■ What needs to be done: Reproduce the listing below exactly, beginning with its first line and ending with the line that holds "reason_vals = [23, 17, 13, 13, 11]"; pictures are not part of the copy.

START Material provided

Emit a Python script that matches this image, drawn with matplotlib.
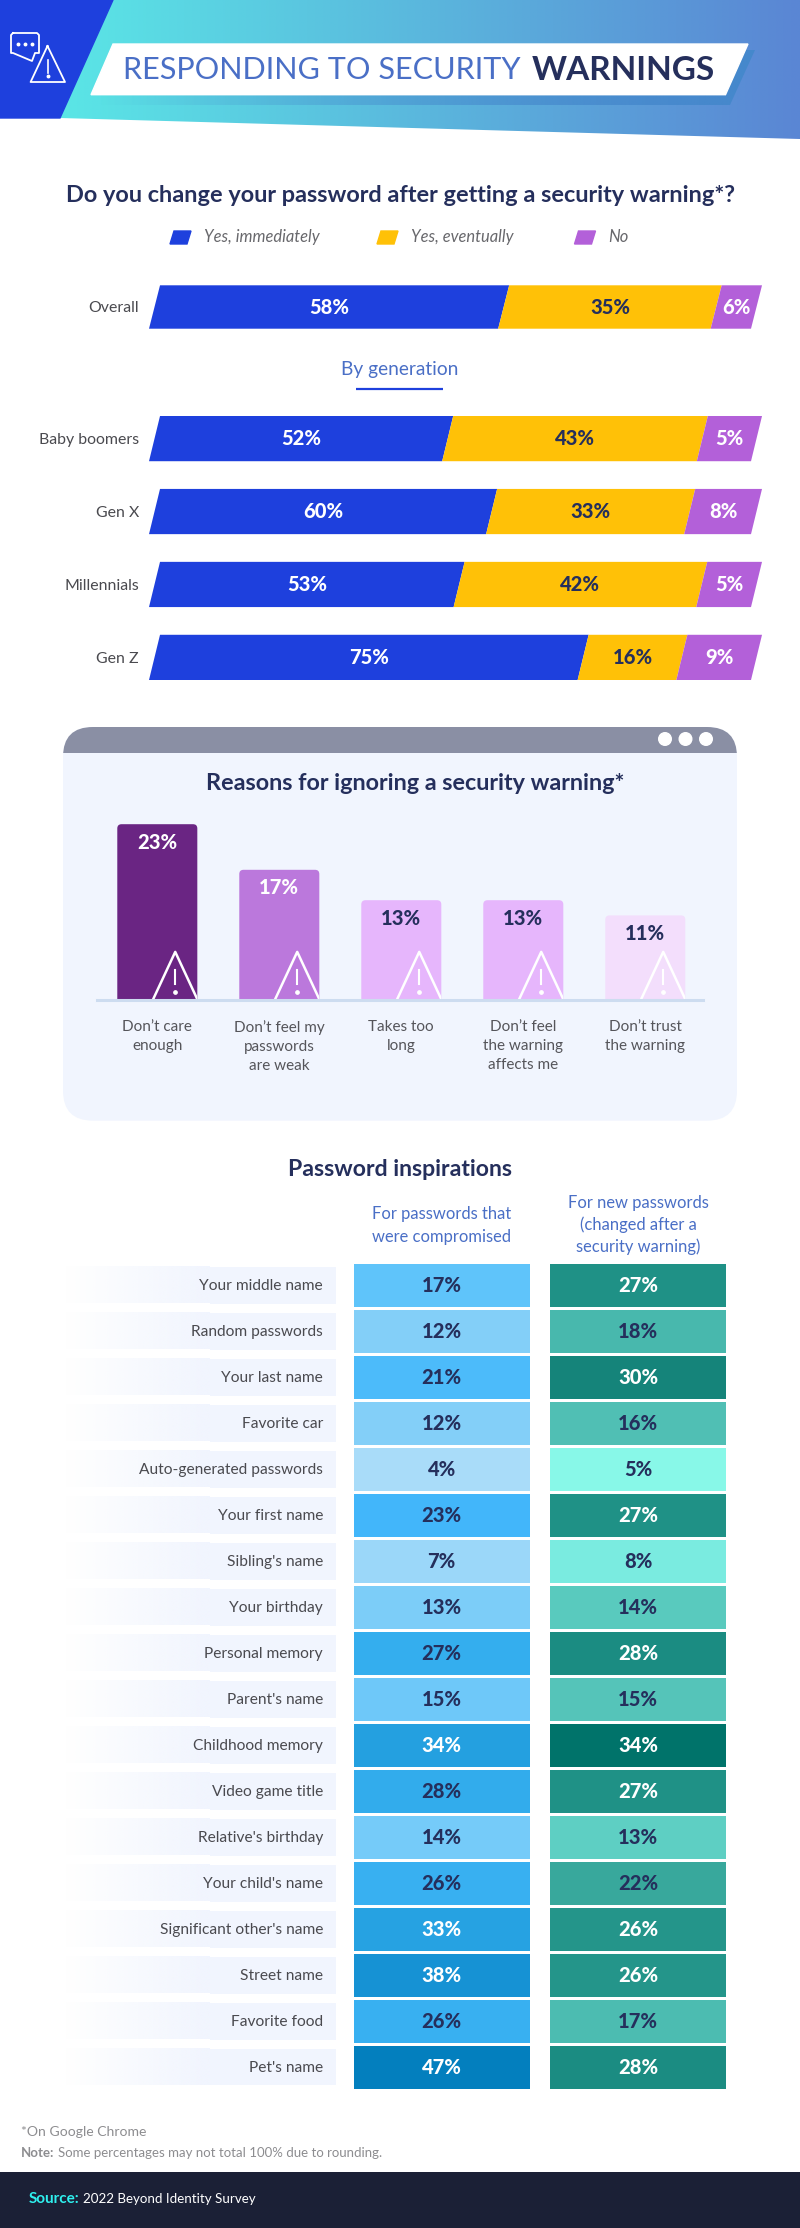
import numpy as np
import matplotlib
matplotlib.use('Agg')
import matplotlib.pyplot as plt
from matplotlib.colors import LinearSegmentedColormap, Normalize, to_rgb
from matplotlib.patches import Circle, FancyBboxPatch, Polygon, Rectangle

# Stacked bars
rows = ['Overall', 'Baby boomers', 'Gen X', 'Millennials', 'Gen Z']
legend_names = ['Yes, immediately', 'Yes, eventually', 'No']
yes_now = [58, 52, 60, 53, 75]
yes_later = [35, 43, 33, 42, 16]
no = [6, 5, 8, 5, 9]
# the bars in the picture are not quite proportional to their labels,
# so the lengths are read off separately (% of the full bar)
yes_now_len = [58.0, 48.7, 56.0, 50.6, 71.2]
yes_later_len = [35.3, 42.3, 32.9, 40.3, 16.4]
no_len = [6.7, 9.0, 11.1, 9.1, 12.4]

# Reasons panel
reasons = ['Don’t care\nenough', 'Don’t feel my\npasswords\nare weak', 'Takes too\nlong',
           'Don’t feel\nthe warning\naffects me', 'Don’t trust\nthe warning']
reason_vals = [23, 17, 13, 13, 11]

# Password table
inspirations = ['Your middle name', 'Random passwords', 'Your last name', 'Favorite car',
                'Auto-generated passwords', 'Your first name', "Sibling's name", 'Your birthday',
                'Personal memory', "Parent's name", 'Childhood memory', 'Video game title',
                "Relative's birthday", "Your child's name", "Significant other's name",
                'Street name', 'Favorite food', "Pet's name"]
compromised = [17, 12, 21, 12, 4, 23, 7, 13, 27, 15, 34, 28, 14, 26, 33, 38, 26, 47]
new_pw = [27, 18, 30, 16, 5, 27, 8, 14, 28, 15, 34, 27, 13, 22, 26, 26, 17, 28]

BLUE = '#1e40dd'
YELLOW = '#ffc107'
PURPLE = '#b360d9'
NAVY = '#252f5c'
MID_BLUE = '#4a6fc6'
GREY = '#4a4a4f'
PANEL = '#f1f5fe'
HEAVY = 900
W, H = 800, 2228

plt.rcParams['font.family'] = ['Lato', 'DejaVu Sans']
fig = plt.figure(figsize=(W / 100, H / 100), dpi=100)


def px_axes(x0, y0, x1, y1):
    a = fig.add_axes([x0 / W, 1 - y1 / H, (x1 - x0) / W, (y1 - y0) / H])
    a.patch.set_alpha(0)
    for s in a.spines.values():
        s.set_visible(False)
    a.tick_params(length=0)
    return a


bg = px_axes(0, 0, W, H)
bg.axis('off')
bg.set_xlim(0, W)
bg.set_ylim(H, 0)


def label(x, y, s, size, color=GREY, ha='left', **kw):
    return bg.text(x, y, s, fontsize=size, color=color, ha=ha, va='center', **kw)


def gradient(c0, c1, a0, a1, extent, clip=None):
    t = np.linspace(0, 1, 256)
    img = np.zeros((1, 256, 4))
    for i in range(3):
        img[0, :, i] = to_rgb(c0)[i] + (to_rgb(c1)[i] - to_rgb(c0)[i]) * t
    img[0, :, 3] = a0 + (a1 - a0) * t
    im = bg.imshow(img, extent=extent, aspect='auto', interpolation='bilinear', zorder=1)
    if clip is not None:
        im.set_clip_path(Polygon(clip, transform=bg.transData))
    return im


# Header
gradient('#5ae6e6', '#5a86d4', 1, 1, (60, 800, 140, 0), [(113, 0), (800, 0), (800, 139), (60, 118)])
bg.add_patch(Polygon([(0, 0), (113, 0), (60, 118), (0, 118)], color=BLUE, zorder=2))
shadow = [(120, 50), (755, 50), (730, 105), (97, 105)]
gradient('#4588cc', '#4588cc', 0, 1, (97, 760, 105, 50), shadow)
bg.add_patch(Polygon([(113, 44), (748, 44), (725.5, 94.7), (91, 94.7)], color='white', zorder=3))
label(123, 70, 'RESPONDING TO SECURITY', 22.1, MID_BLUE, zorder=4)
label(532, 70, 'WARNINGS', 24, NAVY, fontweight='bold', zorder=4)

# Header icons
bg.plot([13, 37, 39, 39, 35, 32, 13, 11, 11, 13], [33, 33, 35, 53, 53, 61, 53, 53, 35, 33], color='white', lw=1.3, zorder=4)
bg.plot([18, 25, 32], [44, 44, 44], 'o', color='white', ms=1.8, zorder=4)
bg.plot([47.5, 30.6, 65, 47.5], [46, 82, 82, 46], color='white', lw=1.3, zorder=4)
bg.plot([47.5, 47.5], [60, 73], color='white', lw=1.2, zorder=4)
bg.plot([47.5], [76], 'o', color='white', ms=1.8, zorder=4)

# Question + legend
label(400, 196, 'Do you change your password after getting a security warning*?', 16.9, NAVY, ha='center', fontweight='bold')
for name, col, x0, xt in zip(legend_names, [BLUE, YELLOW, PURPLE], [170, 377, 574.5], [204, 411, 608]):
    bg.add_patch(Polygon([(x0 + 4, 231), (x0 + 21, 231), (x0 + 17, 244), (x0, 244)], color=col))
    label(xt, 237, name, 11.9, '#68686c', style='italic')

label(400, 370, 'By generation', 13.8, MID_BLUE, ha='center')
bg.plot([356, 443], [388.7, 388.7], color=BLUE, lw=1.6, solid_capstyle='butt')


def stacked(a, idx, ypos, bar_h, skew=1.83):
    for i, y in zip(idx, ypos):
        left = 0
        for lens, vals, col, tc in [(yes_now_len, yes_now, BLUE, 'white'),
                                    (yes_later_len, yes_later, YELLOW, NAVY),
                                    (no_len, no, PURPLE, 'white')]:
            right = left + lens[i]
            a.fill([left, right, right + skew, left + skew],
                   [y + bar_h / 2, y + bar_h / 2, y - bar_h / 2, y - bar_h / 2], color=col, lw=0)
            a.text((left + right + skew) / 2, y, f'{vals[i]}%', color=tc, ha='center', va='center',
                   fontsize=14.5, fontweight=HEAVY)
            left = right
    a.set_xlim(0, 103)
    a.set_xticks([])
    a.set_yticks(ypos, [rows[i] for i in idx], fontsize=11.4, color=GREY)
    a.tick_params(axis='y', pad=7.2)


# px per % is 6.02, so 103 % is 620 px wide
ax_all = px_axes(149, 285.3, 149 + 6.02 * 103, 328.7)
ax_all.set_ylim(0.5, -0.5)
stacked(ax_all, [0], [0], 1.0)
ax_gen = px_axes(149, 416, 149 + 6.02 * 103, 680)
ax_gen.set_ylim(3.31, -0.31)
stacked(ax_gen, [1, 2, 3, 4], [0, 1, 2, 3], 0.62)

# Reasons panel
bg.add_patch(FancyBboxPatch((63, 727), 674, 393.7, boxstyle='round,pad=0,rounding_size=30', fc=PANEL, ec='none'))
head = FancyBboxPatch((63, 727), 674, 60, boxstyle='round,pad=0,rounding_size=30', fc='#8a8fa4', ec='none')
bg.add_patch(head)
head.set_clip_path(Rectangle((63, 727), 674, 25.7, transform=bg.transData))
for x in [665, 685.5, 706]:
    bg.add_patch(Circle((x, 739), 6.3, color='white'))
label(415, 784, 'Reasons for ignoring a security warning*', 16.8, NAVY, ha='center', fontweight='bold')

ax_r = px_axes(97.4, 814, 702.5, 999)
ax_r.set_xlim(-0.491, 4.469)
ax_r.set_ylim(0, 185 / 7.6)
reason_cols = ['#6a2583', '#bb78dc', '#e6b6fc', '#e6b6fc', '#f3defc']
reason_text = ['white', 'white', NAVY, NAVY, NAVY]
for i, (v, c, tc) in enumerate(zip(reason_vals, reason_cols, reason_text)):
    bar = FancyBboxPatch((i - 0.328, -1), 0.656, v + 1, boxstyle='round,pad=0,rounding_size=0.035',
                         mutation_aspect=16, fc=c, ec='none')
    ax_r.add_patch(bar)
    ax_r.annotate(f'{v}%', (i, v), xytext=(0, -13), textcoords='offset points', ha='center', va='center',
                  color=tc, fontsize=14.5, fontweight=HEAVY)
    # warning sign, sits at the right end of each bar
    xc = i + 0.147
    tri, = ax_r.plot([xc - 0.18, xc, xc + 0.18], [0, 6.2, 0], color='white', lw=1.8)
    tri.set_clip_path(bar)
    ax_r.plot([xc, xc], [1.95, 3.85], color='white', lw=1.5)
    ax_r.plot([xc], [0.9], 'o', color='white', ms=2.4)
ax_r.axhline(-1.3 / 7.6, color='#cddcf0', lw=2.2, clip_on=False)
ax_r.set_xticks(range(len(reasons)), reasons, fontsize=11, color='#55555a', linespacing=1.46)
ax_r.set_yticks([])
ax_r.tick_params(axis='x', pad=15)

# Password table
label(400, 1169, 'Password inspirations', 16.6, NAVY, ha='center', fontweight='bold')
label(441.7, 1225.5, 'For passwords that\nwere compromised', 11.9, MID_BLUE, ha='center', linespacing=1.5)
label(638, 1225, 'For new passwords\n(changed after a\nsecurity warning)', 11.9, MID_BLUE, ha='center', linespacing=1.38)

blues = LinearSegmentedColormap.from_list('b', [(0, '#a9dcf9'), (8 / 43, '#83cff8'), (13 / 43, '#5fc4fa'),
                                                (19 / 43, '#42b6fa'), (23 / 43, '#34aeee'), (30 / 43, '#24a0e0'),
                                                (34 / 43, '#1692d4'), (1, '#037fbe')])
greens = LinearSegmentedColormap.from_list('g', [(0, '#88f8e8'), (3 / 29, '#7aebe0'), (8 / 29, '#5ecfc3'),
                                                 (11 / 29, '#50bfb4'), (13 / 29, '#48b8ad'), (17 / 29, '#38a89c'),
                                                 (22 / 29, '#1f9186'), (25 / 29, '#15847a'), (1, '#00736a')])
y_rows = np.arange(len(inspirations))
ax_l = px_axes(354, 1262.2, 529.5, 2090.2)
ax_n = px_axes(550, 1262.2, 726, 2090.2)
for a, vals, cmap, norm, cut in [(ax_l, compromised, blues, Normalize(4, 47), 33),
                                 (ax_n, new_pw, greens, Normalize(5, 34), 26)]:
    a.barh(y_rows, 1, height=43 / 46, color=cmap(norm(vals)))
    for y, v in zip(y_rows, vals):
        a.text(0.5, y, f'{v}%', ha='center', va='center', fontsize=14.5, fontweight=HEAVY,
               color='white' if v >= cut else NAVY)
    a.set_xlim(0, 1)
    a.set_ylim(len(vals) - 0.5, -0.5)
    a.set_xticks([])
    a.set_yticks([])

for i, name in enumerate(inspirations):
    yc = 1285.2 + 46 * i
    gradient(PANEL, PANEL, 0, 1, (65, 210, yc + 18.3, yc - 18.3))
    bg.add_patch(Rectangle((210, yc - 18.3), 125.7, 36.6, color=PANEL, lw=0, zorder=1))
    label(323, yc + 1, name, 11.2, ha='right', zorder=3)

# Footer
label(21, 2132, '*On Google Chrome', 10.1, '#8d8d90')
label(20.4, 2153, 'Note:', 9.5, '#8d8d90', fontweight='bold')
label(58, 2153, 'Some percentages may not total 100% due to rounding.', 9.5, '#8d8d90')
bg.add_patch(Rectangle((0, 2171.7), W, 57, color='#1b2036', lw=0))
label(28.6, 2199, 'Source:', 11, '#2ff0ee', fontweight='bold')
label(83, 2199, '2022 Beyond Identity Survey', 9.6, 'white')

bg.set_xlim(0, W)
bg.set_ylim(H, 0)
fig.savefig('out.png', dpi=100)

END Material provided

■ Finished task:
Emit a Python script that matches this image, drawn with matplotlib.
import numpy as np
import matplotlib
matplotlib.use('Agg')
import matplotlib.pyplot as plt
from matplotlib.colors import LinearSegmentedColormap, Normalize, to_rgb
from matplotlib.patches import Circle, FancyBboxPatch, Polygon, Rectangle

# Stacked bars
rows = ['Overall', 'Baby boomers', 'Gen X', 'Millennials', 'Gen Z']
legend_names = ['Yes, immediately', 'Yes, eventually', 'No']
yes_now = [58, 52, 60, 53, 75]
yes_later = [35, 43, 33, 42, 16]
no = [6, 5, 8, 5, 9]
# the bars in the picture are not quite proportional to their labels,
# so the lengths are read off separately (% of the full bar)
yes_now_len = [58.0, 48.7, 56.0, 50.6, 71.2]
yes_later_len = [35.3, 42.3, 32.9, 40.3, 16.4]
no_len = [6.7, 9.0, 11.1, 9.1, 12.4]

# Reasons panel
reasons = ['Don’t care\nenough', 'Don’t feel my\npasswords\nare weak', 'Takes too\nlong',
           'Don’t feel\nthe warning\naffects me', 'Don’t trust\nthe warning']
reason_vals = [23, 17, 13, 13, 11]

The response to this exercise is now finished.